Hawkins thinks with the Browns in town that the fans will exhibit more patience than usual.
"They're not going to want to give the Browns' fan sitting next to them the satisfaction of seeing them boo their own team in their own stadium," Hawkins said. "This week, they'll give us a little more time."
Of course, as quarterback Jon Kitna indicated earlier this week, it's not exactly like they have been a juggernaut on the road, either. But they have played more competitive games away (Indianapolis, Houston, Baltimore) than at home (Tennessee). It all depends how the game goes. The first three home games were disheartening blowouts early with half-time deficits totaling 65-7.
But the Bengals think this is a different team than the one that put the home folks to sleep in September and October.
"The quarterback situation is settled with Kitna," Anderson said. "Nothing against Gus (Frerotte) because I think he's a good guy and a good quarterback, but he was put into a tough situation on a team where everything else was settled but the quarterback position.

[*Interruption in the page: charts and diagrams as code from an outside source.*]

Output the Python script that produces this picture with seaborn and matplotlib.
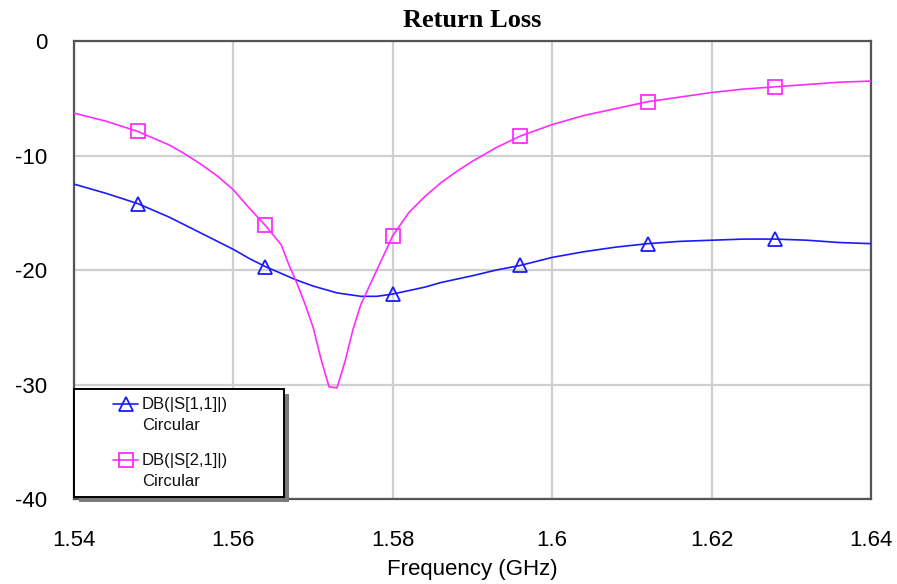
import numpy as np
import pandas as pd
import matplotlib
matplotlib.use("Agg")
import matplotlib.pyplot as plt
from matplotlib.patches import Rectangle
from matplotlib.lines import Line2D
import seaborn as sns

# Frequency sweep (GHz)
freq = [1.540, 1.544, 1.548, 1.552, 1.554, 1.556, 1.558, 1.560, 1.562, 1.564,
        1.566, 1.567, 1.568, 1.569, 1.570, 1.571, 1.572, 1.573, 1.574, 1.575,
        1.576, 1.577, 1.578, 1.580, 1.582, 1.584, 1.586, 1.588, 1.590, 1.593,
        1.596, 1.600, 1.604, 1.608, 1.612, 1.616, 1.620, 1.624, 1.628, 1.632,
        1.636, 1.640]

# DB(|S[1,1]|), circular polarisation
s11_db = [-12.5, -13.3, -14.2, -15.4, -16.1, -16.8, -17.5, -18.2, -19.0, -19.7,
          -20.3, -20.6, -20.9, -21.15, -21.4, -21.6, -21.8, -22.0, -22.1, -22.2,
          -22.3, -22.3, -22.3, -22.1, -21.8, -21.5, -21.1, -20.8, -20.5, -20.0,
          -19.6, -18.9, -18.4, -18.0, -17.7, -17.5, -17.4, -17.3, -17.3, -17.4,
          -17.6, -17.7]

# DB(|S[2,1]|), circular polarisation
s21_db = [-6.3, -7.0, -7.9, -9.1, -9.9, -10.8, -11.8, -13.0, -14.6, -16.1,
          -17.8, -19.6, -21.2, -23.0, -25.0, -27.8, -30.2, -30.3, -28.0, -25.2,
          -23.0, -21.5, -20.0, -17.0, -15.0, -13.6, -12.4, -11.4, -10.5, -9.3,
          -8.3, -7.3, -6.5, -5.9, -5.3, -4.9, -4.5, -4.2, -4.0, -3.8,
          -3.6, -3.5]

# Frequencies that carry a marker symbol
marker_freq = [1.548, 1.564, 1.580, 1.596, 1.612, 1.628]

series_names = ["DB(|S[1,1]|)", "DB(|S[2,1]|)"]
series_sub = ["Circular", "Circular"]
x_ticks = [1.54, 1.56, 1.58, 1.60, 1.62, 1.64]
x_tick_labels = ["1.54", "1.56", "1.58", "1.6", "1.62", "1.64"]
y_ticks = [0, -10, -20, -30, -40]

BLUE = "#1a1aff"
MAGENTA = "#ff2cff"

sns.set_style("white")
plt.rcParams["font.family"] = ["Liberation Sans", "DejaVu Sans"]
plt.rcParams["axes.unicode_minus"] = False
plt.rcParams["text.color"] = "black"
plt.rcParams["axes.labelcolor"] = "black"
plt.rcParams["xtick.color"] = "black"
plt.rcParams["ytick.color"] = "black"

df = pd.DataFrame({
    "freq": freq * 2,
    "db": s11_db + s21_db,
    "trace": [series_names[0]] * len(freq) + [series_names[1]] * len(freq),
})

fig = plt.figure(figsize=(8.97, 5.84), dpi=100)
ax = fig.add_axes([74 / 897, 1 - 499 / 584, (871 - 74) / 897, (499 - 41) / 584])

sns.lineplot(data=df, x="freq", y="db", hue="trace",
             palette={series_names[0]: BLUE, series_names[1]: MAGENTA},
             linewidth=1.2, legend=False, sort=True, ax=ax, zorder=3)

# Marker symbols placed on the traces at the marker frequencies
idx = [freq.index(f) for f in marker_freq]
f_arr = np.array(freq)
ax.plot(f_arr[idx], np.array(s11_db)[idx], linestyle="none", marker="^",
        markersize=10, markerfacecolor="none", markeredgecolor=BLUE,
        markeredgewidth=1.3, zorder=4)
ax.plot(f_arr[idx], np.array(s21_db)[idx], linestyle="none", marker="s",
        markersize=10, markerfacecolor="none", markeredgecolor=MAGENTA,
        markeredgewidth=1.3, zorder=4)

ax.set_xlim(1.54, 1.64)
ax.set_ylim(-40, 0)
ax.set_xticks(x_ticks)
ax.set_xticklabels(x_tick_labels)
ax.set_yticks(y_ticks)
ax.grid(True, color="#cfcfcf", linewidth=1.6, zorder=0)
ax.tick_params(axis="both", length=0, labelsize=16, colors="black")
ax.tick_params(axis="x", pad=22)
ax.tick_params(axis="y", pad=19)
for sp in ax.spines.values():
    sp.set_color("#555555")
    sp.set_linewidth(1.6)

ax.set_xlabel("Frequency (GHz)", fontsize=16, labelpad=6, color="black")
ax.set_ylabel("")
ax.set_title("Return Loss", fontsize=19, fontweight="bold", color="black",
             family=["Liberation Serif", "DejaVu Serif"], pad=10)

# Legend box with drop shadow, lower-left corner of the plot
W = (871 - 74)
H = (499 - 41)
bx0, by0 = 0.0, 2 / H
bw, bh = 210 / W, 108 / H
ax.add_patch(Rectangle((bx0 + 5 / W, by0 - 5 / H), bw, bh, transform=ax.transAxes,
                       facecolor="#7a7a7a", edgecolor="none", zorder=6, clip_on=False))
ax.add_patch(Rectangle((bx0, by0), bw, bh, transform=ax.transAxes,
                       facecolor="white", edgecolor="black", linewidth=1.4,
                       zorder=7, clip_on=False))

entries = [(series_names[0], series_sub[0], BLUE, "^", 404),
           (series_names[1], series_sub[1], MAGENTA, "s", 460)]
for name, sub, col, mk, ypix in entries:
    yf = (499 - ypix) / H
    ax.add_line(Line2D([(113 - 74) / W, (138 - 74) / W], [yf, yf],
                       transform=ax.transAxes, color=col, linewidth=1.2,
                       zorder=8, clip_on=False))
    ax.add_line(Line2D([(126 - 74) / W], [yf], transform=ax.transAxes,
                       marker=mk, markersize=10, markerfacecolor="none",
                       markeredgecolor=col, markeredgewidth=1.3,
                       zorder=8, clip_on=False))
    ax.text((142 - 74) / W, yf, name, transform=ax.transAxes, fontsize=12,
            va="center", ha="left", zorder=9, color="#111111")
    ax.text((142 - 74) / W, (499 - (ypix + 21)) / H, sub, transform=ax.transAxes,
            fontsize=12, va="center", ha="left", zorder=9, color="#111111")

fig.savefig("out.png", dpi=100, facecolor="white")
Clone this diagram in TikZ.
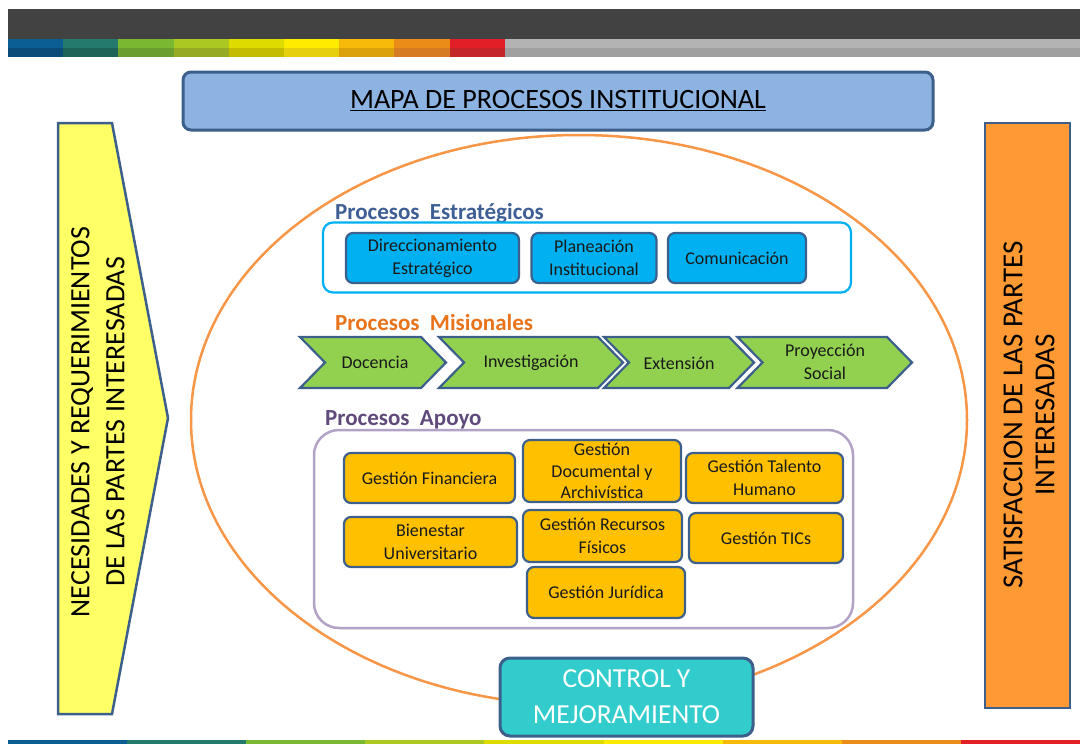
\documentclass[tikz,border=0pt]{standalone}
\usepackage{fontspec}
\setmainfont{Carlito}
\usetikzlibrary{shapes.geometric}
\definecolor{darkbar}{HTML}{424242}
\definecolor{bordblue}{HTML}{3C5F8C}
\definecolor{titlefill}{HTML}{8DB3E2}
\definecolor{cyanfill}{HTML}{00B0F0}
\definecolor{greenfill}{HTML}{92D050}
\definecolor{goldfill}{HTML}{FFC000}
\definecolor{tealfill}{HTML}{33CCCC}
\definecolor{yellowfill}{HTML}{FFFF66}
\definecolor{orangefill}{HTML}{FF9933}
\definecolor{ellorange}{HTML}{F79646}
\definecolor{lavender}{HTML}{B3A2C7}
\definecolor{estrblue}{HTML}{3D5F95}
\definecolor{misorange}{HTML}{E8731A}
\definecolor{apoyopurple}{HTML}{604A7B}
\definecolor{txt}{HTML}{1A1A1A}
% stripe colours (top/bottom halves)
\definecolor{sA}{HTML}{0B5E91}\definecolor{sAd}{HTML}{0A4B7A}
\definecolor{sB}{HTML}{257A6E}\definecolor{sBd}{HTML}{1E6358}
\definecolor{sC}{HTML}{7AB831}\definecolor{sCd}{HTML}{6A9E2E}
\definecolor{sD}{HTML}{ABC722}\definecolor{sDd}{HTML}{97AA24}
\definecolor{sE}{HTML}{DDDB00}\definecolor{sEd}{HTML}{C4BC00}
\definecolor{sF}{HTML}{FFEB00}\definecolor{sFd}{HTML}{E6CF0E}
\definecolor{sG}{HTML}{F7B90A}\definecolor{sGd}{HTML}{DCA20A}
\definecolor{sH}{HTML}{EB8C19}\definecolor{sHd}{HTML}{D67B22}
\definecolor{sI}{HTML}{E21F26}\definecolor{sId}{HTML}{C42528}
\definecolor{sJ}{HTML}{B3B3B3}\definecolor{sJd}{HTML}{A0A0A0}
\tikzset{
  ibox/.style={draw=bordblue, line width=2.2pt, rounded corners=7pt, align=center,
    font=\fontsize{18}{23}\selectfont, text=txt, inner sep=0pt},
  bluebox/.style={ibox, fill=cyanfill},
  goldbox/.style={ibox, fill=goldfill},
  chev/.style={draw=bordblue, line width=2.2pt, fill=greenfill, line join=miter},
  chevtext/.style={align=center, font=\fontsize{18}{23}\selectfont, text=txt, inner sep=0pt},
  seclabel/.style={anchor=base west, font=\bfseries\fontsize{23}{26}\selectfont, inner sep=0pt},
}
\begin{document}
\begin{tikzpicture}[x=1pt,y=-1pt]
\useasboundingbox (0,0) rectangle (1080,744);
% top bar
\fill[darkbar] (8,9) rectangle (1080,39);
\foreach \c [count=\i from 0] in {sA,sB,sC,sD,sE,sF,sG,sH,sI}{
  \fill[\c] ({8+55.2*\i},39) rectangle ({8+55.2*(\i+1)},48);
  \fill[\c d] ({8+55.2*\i},48) rectangle ({8+55.2*(\i+1)},57);
}
\fill[sJ] (504.8,39) rectangle (1080,48);
\fill[sJd] (504.8,48) rectangle (1080,57);
% bottom stripe
\foreach \c [count=\i from 0] in {sA,sB,sC,sD,sE,sF,sG,sH,sI}{
  \fill[\c] ({8+119.1*\i},740) rectangle ({8+119.1*(\i+1)},744);
}
% title
\node[draw=bordblue, line width=3pt, fill=titlefill, rounded corners=8pt,
  minimum width=750pt, minimum height=58pt, inner sep=0pt,
  font=\fontsize{28}{32}\selectfont] (title) at (558,101) {\underline{MAPA DE PROCESOS INSTITUCIONAL}};
% big ellipse
\node[draw=ellorange, line width=2.5pt, ellipse, minimum width=776pt, minimum height=570pt, inner sep=0pt] (ell) at (579,420) {};
% left arrow
\draw[fill=yellowfill, draw=bordblue, line width=2.5pt, line join=miter] (58,123) -- (112,123) -- (168,418) -- (112,714) -- (58,714) -- cycle;
\node[rotate=90, align=center, font=\fontsize{28}{35}\selectfont, inner sep=0pt] (need) at (98,422)
  {NECESIDADES Y REQUERIMIENTOS\\DE LAS PARTES INTERESADAS};
% right box
\node[draw=bordblue, line width=2.5pt, fill=orangefill, minimum width=85pt, minimum height=585pt, inner sep=0pt] (sat) at (1027.5,415.5) {};
\node[rotate=90, align=center, font=\fontsize{29}{32}\selectfont, inner sep=0pt] (sattext) at (1029,415)
  {SATISFACCION DE LAS PARTES\\INTERESADAS};
% Estrategicos
\node[seclabel, text=estrblue] (lestr) at (335,219) {Procesos~ Estratégicos};
\node[draw=cyanfill, line width=2.2pt, rounded corners=10pt, minimum width=528pt, minimum height=70pt, inner sep=0pt] (estr) at (587,257.5) {};
\node[bluebox, minimum width=173pt, minimum height=50pt] (dir) at (432.5,258) {Direccionamiento\\Estratégico};
\node[bluebox, minimum width=125pt, minimum height=50pt] (plan) at (594,258) {Planeación\\Institucional};
\node[bluebox, minimum width=138pt, minimum height=50pt] (com) at (737,258) {Comunicación};
% Misionales
\node[seclabel, text=misorange] (lmis) at (335,330) {Procesos~ Misionales};
\draw[chev] (300,337) -- (421,337) -- (446,362.5) -- (421,388) -- (300,388) -- (325,362.5) -- cycle;
\node[chevtext] (doc1) at (375,362) {Docencia};
\draw[chev] (439,337) -- (598,337) -- (623,362.5) -- (598,388) -- (439,388) -- (464,362.5) -- cycle;
\node[chevtext] (inv) at (531,363) {Investigación};
\draw[chev] (604,337) -- (729,337) -- (754,362.5) -- (729,388) -- (604,388) -- (629,362.5) -- cycle;
\node[chevtext] (ext) at (679,363) {Extensión};
\draw[chev] (737.5,337) -- (887,337) -- (912,362.5) -- (887,388) -- (737.5,388) -- (762.5,362.5) -- cycle;
\node[chevtext] (proy) at (825,362) {Proyección\\Social};
% Apoyo
\node[seclabel, text=apoyopurple] (lapo) at (325,425) {Procesos~ Apoyo};
\node[draw=lavender, line width=2.5pt, rounded corners=25pt, minimum width=539pt, minimum height=198pt, inner sep=0pt] (apo) at (583.5,529) {};
\node[goldbox, minimum width=171pt, minimum height=50pt] (fin) at (429.5,478) {Gestión Financiera};
\node[goldbox, minimum width=158pt, minimum height=62pt, font=\fontsize{18}{21.5}\selectfont] (gdoc) at (602,471) {Gestión\\Documental y\\Archivística};
\node[goldbox, minimum width=157pt, minimum height=50pt] (tal) at (764.5,478) {Gestión Talento\\Humano};
\node[goldbox, minimum width=173pt, minimum height=50pt] (bien) at (430.5,542) {Bienestar\\Universitario};
\node[goldbox, minimum width=159pt, minimum height=52pt] (rec) at (602.5,536) {Gestión Recursos\\Físicos};
\node[goldbox, minimum width=154pt, minimum height=50pt] (tic) at (766,538) {Gestión TICs};
\node[goldbox, minimum width=158pt, minimum height=51pt] (jur) at (606,592.5) {Gestión Jurídica};
% Control
\node[draw=bordblue, line width=3pt, fill=tealfill, rounded corners=10pt, minimum width=253pt, minimum height=78pt,
  inner sep=0pt, align=center, text=white, font=\fontsize{27.5}{36}\selectfont] (ctrl) at (626.5,697) {CONTROL Y\\MEJORAMIENTO};
\end{tikzpicture}
\end{document}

"Plus, we didn't have a go-to-receiver then," Anderson said. "I know Chad (Johnson) doesn't like to be called that, but he has stepped up and we didn't have a guy doing that in week one, two, three or four."
Center Rich Braham remembers how defenses immediately walked up their eighth and ninth players to the line of scrimmage back in September and dared the Bengals to pass. The Browns did it in their 20-7 win in Cleveland Sept. 15, but he doesn't expect them to do it Sunday.
"Teams the last few weeks have been backing off the line because of how we're passing the ball," Braham said.
Or, as Anderson said, "Teams earlier in the year were looking at us and saying , 'We're not too sure, but they look one-sided to the run,' and they did everything to stop it."
If one thing holds true and doesn't change, it's that Corey Dillon will have a nice day at home. In three home games against the Browns, Dillon has gone for two of his top ten games, 192 yards in 1999 and 140 last year.